Set exercise:
Start at the line that contains "Give me the Plotly source for this chart.", stop at the line that contains "fig = go.Figure()", and repeat every line in that span, those two included, with no pictures.

Given information:
════════════════════
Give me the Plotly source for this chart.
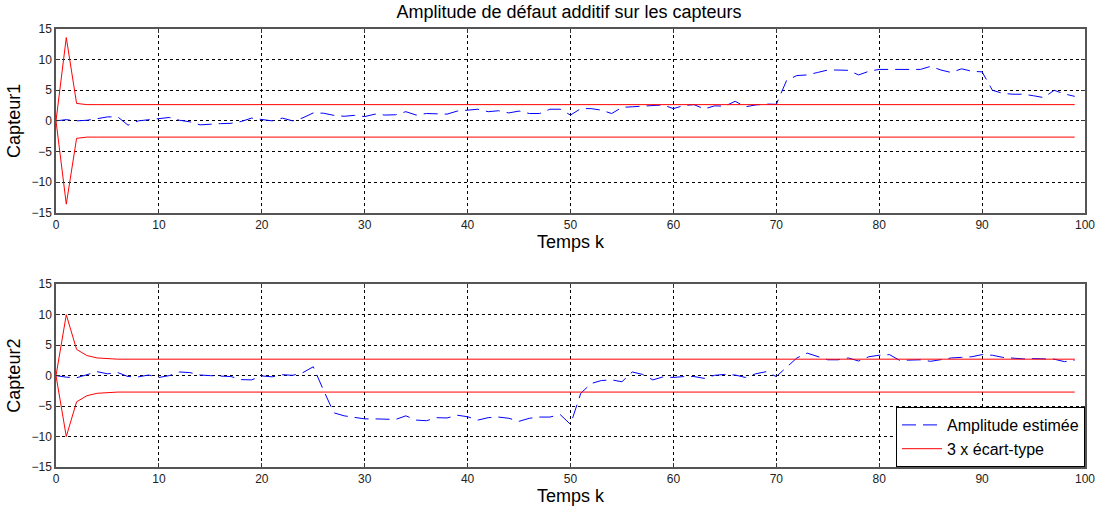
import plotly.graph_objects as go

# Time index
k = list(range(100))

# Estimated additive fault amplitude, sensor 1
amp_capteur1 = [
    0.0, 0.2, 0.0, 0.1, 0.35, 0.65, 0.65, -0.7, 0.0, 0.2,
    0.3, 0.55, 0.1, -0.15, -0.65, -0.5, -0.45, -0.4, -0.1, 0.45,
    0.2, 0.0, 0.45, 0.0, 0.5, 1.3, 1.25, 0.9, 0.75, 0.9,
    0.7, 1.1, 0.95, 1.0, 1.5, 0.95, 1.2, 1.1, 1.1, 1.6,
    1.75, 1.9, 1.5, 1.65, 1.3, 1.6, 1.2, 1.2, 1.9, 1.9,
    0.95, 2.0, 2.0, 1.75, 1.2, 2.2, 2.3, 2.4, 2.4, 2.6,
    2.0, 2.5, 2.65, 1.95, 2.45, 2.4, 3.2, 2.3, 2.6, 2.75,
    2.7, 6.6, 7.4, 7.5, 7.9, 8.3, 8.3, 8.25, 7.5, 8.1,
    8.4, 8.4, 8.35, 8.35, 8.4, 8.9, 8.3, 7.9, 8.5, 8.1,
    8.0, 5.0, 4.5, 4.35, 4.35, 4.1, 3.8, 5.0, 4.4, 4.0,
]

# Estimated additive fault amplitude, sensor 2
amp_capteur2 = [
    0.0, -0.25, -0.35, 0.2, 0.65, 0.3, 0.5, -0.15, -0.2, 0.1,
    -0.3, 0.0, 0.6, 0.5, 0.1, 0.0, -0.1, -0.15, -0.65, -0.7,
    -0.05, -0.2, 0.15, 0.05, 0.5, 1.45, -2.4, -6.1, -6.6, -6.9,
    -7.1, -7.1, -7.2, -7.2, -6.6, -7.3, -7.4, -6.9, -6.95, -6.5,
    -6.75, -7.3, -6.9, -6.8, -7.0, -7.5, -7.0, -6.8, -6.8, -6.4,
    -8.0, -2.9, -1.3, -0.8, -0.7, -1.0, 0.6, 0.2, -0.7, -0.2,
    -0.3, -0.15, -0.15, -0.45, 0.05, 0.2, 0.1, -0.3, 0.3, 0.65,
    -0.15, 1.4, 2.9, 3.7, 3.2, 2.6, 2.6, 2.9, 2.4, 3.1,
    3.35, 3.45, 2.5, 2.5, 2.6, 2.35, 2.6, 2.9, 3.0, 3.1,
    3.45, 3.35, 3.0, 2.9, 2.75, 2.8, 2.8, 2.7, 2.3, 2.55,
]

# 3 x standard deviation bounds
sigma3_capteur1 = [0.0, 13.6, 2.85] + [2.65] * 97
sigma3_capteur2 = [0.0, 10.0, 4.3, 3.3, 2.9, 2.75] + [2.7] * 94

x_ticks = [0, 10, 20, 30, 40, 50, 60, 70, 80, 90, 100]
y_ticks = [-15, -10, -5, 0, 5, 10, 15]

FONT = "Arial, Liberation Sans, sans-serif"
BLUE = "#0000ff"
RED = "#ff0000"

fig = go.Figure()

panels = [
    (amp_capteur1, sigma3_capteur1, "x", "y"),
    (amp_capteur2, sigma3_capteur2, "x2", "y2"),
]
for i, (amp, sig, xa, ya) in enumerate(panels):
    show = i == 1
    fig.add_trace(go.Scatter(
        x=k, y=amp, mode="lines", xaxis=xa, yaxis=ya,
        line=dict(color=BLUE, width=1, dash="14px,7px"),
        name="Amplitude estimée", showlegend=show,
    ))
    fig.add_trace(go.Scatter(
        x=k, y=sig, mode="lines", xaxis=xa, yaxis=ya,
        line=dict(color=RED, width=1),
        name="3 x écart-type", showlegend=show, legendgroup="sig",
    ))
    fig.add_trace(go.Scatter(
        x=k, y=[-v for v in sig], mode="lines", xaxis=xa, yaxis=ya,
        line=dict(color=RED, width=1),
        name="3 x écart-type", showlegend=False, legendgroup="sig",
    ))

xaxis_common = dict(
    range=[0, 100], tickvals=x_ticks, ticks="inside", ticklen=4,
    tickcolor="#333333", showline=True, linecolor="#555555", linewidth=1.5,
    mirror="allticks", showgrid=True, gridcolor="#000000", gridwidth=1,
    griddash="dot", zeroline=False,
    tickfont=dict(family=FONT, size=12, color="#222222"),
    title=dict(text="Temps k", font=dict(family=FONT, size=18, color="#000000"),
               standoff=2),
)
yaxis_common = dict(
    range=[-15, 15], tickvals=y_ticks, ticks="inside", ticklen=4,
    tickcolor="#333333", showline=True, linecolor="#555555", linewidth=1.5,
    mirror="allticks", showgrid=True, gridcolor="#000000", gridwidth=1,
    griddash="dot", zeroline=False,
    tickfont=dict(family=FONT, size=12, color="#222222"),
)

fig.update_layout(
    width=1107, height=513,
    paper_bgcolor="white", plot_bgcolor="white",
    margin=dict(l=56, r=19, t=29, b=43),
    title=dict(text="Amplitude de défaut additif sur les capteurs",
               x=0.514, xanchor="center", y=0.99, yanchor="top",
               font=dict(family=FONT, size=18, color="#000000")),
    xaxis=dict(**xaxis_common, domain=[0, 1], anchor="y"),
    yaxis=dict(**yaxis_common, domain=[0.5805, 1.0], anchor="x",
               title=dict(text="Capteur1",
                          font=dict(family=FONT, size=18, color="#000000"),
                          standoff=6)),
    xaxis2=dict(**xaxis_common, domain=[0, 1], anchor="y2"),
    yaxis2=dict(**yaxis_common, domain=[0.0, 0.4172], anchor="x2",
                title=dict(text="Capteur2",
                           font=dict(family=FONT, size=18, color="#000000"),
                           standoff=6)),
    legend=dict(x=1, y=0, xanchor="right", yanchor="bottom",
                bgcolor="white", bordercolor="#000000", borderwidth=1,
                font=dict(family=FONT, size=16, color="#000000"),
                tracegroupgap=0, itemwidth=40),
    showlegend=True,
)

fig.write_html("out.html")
════════════════════
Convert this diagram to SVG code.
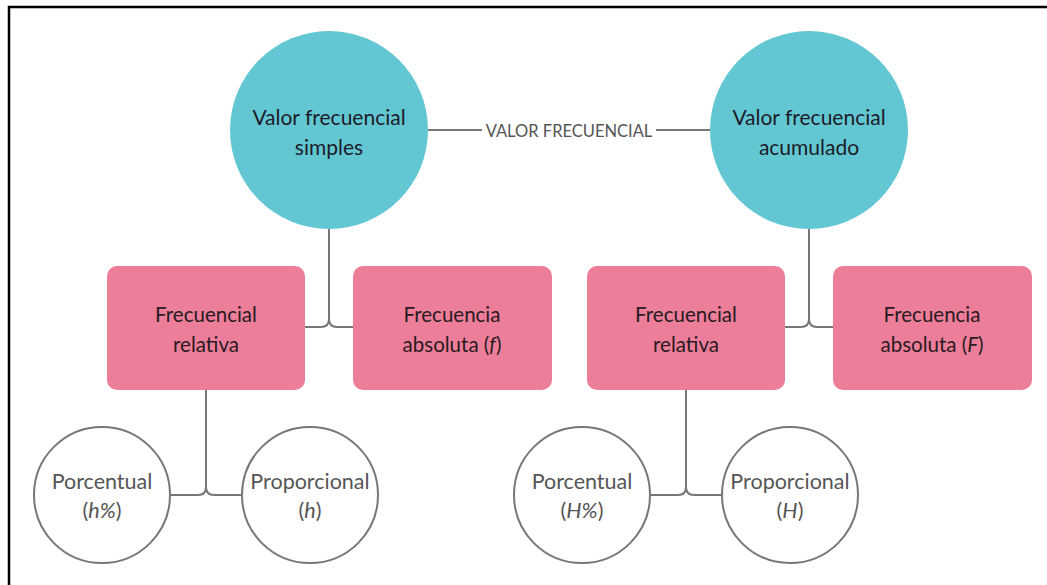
════════════════════
Answer to the problem:
Give me the Plotly source for this chart.
import plotly.graph_objects as go

# Time index
k = list(range(100))

# Estimated additive fault amplitude, sensor 1
amp_capteur1 = [
    0.0, 0.2, 0.0, 0.1, 0.35, 0.65, 0.65, -0.7, 0.0, 0.2,
    0.3, 0.55, 0.1, -0.15, -0.65, -0.5, -0.45, -0.4, -0.1, 0.45,
    0.2, 0.0, 0.45, 0.0, 0.5, 1.3, 1.25, 0.9, 0.75, 0.9,
    0.7, 1.1, 0.95, 1.0, 1.5, 0.95, 1.2, 1.1, 1.1, 1.6,
    1.75, 1.9, 1.5, 1.65, 1.3, 1.6, 1.2, 1.2, 1.9, 1.9,
    0.95, 2.0, 2.0, 1.75, 1.2, 2.2, 2.3, 2.4, 2.4, 2.6,
    2.0, 2.5, 2.65, 1.95, 2.45, 2.4, 3.2, 2.3, 2.6, 2.75,
    2.7, 6.6, 7.4, 7.5, 7.9, 8.3, 8.3, 8.25, 7.5, 8.1,
    8.4, 8.4, 8.35, 8.35, 8.4, 8.9, 8.3, 7.9, 8.5, 8.1,
    8.0, 5.0, 4.5, 4.35, 4.35, 4.1, 3.8, 5.0, 4.4, 4.0,
]

# Estimated additive fault amplitude, sensor 2
amp_capteur2 = [
    0.0, -0.25, -0.35, 0.2, 0.65, 0.3, 0.5, -0.15, -0.2, 0.1,
    -0.3, 0.0, 0.6, 0.5, 0.1, 0.0, -0.1, -0.15, -0.65, -0.7,
    -0.05, -0.2, 0.15, 0.05, 0.5, 1.45, -2.4, -6.1, -6.6, -6.9,
    -7.1, -7.1, -7.2, -7.2, -6.6, -7.3, -7.4, -6.9, -6.95, -6.5,
    -6.75, -7.3, -6.9, -6.8, -7.0, -7.5, -7.0, -6.8, -6.8, -6.4,
    -8.0, -2.9, -1.3, -0.8, -0.7, -1.0, 0.6, 0.2, -0.7, -0.2,
    -0.3, -0.15, -0.15, -0.45, 0.05, 0.2, 0.1, -0.3, 0.3, 0.65,
    -0.15, 1.4, 2.9, 3.7, 3.2, 2.6, 2.6, 2.9, 2.4, 3.1,
    3.35, 3.45, 2.5, 2.5, 2.6, 2.35, 2.6, 2.9, 3.0, 3.1,
    3.45, 3.35, 3.0, 2.9, 2.75, 2.8, 2.8, 2.7, 2.3, 2.55,
]

# 3 x standard deviation bounds
sigma3_capteur1 = [0.0, 13.6, 2.85] + [2.65] * 97
sigma3_capteur2 = [0.0, 10.0, 4.3, 3.3, 2.9, 2.75] + [2.7] * 94

x_ticks = [0, 10, 20, 30, 40, 50, 60, 70, 80, 90, 100]
y_ticks = [-15, -10, -5, 0, 5, 10, 15]

FONT = "Arial, Liberation Sans, sans-serif"
BLUE = "#0000ff"
RED = "#ff0000"

fig = go.Figure()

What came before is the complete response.